● SET TASK
Reproduce the lines of the material exactly, excluding every image.

● DATA EXCERPT

################

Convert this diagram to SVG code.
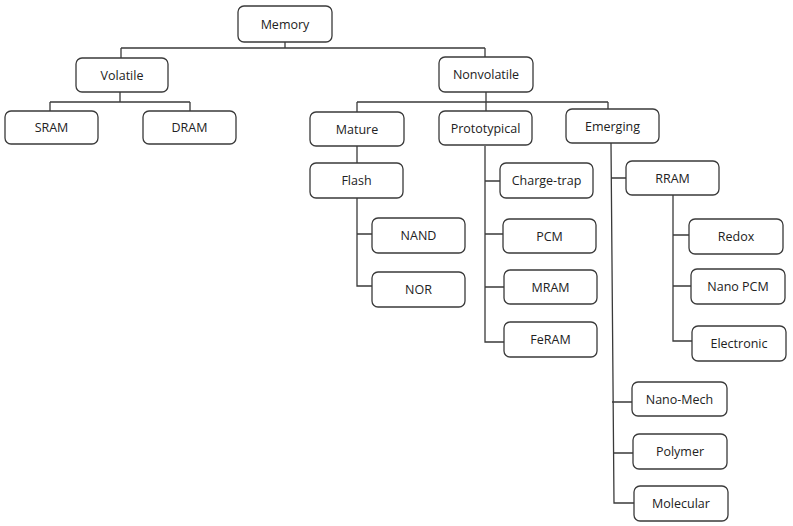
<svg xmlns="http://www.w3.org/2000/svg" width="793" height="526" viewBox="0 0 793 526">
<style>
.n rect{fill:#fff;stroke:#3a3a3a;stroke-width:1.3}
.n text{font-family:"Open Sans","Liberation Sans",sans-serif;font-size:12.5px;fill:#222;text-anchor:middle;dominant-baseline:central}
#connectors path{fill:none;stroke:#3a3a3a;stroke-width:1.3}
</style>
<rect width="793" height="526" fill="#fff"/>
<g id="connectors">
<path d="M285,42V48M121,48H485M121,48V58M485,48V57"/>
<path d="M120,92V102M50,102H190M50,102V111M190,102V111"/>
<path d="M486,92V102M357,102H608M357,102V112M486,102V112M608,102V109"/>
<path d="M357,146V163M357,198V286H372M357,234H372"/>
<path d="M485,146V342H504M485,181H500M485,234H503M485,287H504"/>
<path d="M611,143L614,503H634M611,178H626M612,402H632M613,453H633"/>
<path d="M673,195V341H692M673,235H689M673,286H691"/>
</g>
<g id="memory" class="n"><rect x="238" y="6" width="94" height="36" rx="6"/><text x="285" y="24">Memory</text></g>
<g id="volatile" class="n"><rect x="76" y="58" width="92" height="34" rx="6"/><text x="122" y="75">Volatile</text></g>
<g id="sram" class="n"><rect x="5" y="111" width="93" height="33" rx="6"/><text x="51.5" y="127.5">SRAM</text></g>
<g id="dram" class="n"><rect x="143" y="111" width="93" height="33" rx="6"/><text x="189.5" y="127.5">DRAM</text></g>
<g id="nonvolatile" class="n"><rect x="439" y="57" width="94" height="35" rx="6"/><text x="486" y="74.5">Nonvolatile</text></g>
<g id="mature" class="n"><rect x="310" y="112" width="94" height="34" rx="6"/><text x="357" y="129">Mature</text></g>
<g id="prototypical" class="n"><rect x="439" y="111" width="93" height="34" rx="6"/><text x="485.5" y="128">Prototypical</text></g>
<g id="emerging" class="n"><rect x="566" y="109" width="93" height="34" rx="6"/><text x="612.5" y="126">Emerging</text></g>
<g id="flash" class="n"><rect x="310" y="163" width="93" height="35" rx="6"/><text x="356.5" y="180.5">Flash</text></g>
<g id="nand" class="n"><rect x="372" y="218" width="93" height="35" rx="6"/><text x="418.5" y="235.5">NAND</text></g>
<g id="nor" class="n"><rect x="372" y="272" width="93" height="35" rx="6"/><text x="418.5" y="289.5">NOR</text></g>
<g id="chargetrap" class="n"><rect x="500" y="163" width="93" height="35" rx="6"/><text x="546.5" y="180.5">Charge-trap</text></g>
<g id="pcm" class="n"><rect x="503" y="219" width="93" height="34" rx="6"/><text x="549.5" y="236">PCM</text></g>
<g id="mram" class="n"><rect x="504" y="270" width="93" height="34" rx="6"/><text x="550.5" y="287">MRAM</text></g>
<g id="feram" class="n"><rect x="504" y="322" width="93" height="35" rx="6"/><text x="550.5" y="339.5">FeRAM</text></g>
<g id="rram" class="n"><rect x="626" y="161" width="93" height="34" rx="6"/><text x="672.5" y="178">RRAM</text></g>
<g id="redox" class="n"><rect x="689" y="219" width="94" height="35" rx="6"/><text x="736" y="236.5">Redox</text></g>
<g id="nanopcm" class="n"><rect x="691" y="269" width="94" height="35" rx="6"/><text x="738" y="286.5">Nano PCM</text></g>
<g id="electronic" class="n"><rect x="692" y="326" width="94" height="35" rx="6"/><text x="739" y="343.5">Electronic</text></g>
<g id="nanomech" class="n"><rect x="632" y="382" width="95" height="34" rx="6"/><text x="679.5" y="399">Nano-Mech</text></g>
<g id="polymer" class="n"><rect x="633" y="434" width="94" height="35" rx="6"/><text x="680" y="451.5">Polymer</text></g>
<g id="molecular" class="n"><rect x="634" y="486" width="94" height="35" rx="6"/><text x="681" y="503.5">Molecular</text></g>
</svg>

################

● WRITTEN ANSWER
Convert this diagram to SVG code.
<svg xmlns="http://www.w3.org/2000/svg" width="793" height="526" viewBox="0 0 793 526">
<style>
.n rect{fill:#fff;stroke:#3a3a3a;stroke-width:1.3}
.n text{font-family:"Open Sans","Liberation Sans",sans-serif;font-size:12.5px;fill:#222;text-anchor:middle;dominant-baseline:central}
#connectors path{fill:none;stroke:#3a3a3a;stroke-width:1.3}
</style>
<rect width="793" height="526" fill="#fff"/>
<g id="connectors">
<path d="M285,42V48M121,48H485M121,48V58M485,48V57"/>
<path d="M120,92V102M50,102H190M50,102V111M190,102V111"/>
<path d="M486,92V102M357,102H608M357,102V112M486,102V112M608,102V109"/>
<path d="M357,146V163M357,198V286H372M357,234H372"/>
<path d="M485,146V342H504M485,181H500M485,234H503M485,287H504"/>
<path d="M611,143L614,503H634M611,178H626M612,402H632M613,453H633"/>
<path d="M673,195V341H692M673,235H689M673,286H691"/>
</g>
<g id="memory" class="n"><rect x="238" y="6" width="94" height="36" rx="6"/><text x="285" y="24">Memory</text></g>
<g id="volatile" class="n"><rect x="76" y="58" width="92" height="34" rx="6"/><text x="122" y="75">Volatile</text></g>
<g id="sram" class="n"><rect x="5" y="111" width="93" height="33" rx="6"/><text x="51.5" y="127.5">SRAM</text></g>
<g id="dram" class="n"><rect x="143" y="111" width="93" height="33" rx="6"/><text x="189.5" y="127.5">DRAM</text></g>
<g id="nonvolatile" class="n"><rect x="439" y="57" width="94" height="35" rx="6"/><text x="486" y="74.5">Nonvolatile</text></g>
<g id="mature" class="n"><rect x="310" y="112" width="94" height="34" rx="6"/><text x="357" y="129">Mature</text></g>
<g id="prototypical" class="n"><rect x="439" y="111" width="93" height="34" rx="6"/><text x="485.5" y="128">Prototypical</text></g>
<g id="emerging" class="n"><rect x="566" y="109" width="93" height="34" rx="6"/><text x="612.5" y="126">Emerging</text></g>
<g id="flash" class="n"><rect x="310" y="163" width="93" height="35" rx="6"/><text x="356.5" y="180.5">Flash</text></g>
<g id="nand" class="n"><rect x="372" y="218" width="93" height="35" rx="6"/><text x="418.5" y="235.5">NAND</text></g>
<g id="nor" class="n"><rect x="372" y="272" width="93" height="35" rx="6"/><text x="418.5" y="289.5">NOR</text></g>
<g id="chargetrap" class="n"><rect x="500" y="163" width="93" height="35" rx="6"/><text x="546.5" y="180.5">Charge-trap</text></g>
<g id="pcm" class="n"><rect x="503" y="219" width="93" height="34" rx="6"/><text x="549.5" y="236">PCM</text></g>
<g id="mram" class="n"><rect x="504" y="270" width="93" height="34" rx="6"/><text x="550.5" y="287">MRAM</text></g>
<g id="feram" class="n"><rect x="504" y="322" width="93" height="35" rx="6"/><text x="550.5" y="339.5">FeRAM</text></g>
<g id="rram" class="n"><rect x="626" y="161" width="93" height="34" rx="6"/><text x="672.5" y="178">RRAM</text></g>
<g id="redox" class="n"><rect x="689" y="219" width="94" height="35" rx="6"/><text x="736" y="236.5">Redox</text></g>
<g id="nanopcm" class="n"><rect x="691" y="269" width="94" height="35" rx="6"/><text x="738" y="286.5">Nano PCM</text></g>
<g id="electronic" class="n"><rect x="692" y="326" width="94" height="35" rx="6"/><text x="739" y="343.5">Electronic</text></g>
<g id="nanomech" class="n"><rect x="632" y="382" width="95" height="34" rx="6"/><text x="679.5" y="399">Nano-Mech</text></g>
<g id="polymer" class="n"><rect x="633" y="434" width="94" height="35" rx="6"/><text x="680" y="451.5">Polymer</text></g>
<g id="molecular" class="n"><rect x="634" y="486" width="94" height="35" rx="6"/><text x="681" y="503.5">Molecular</text></g>
</svg>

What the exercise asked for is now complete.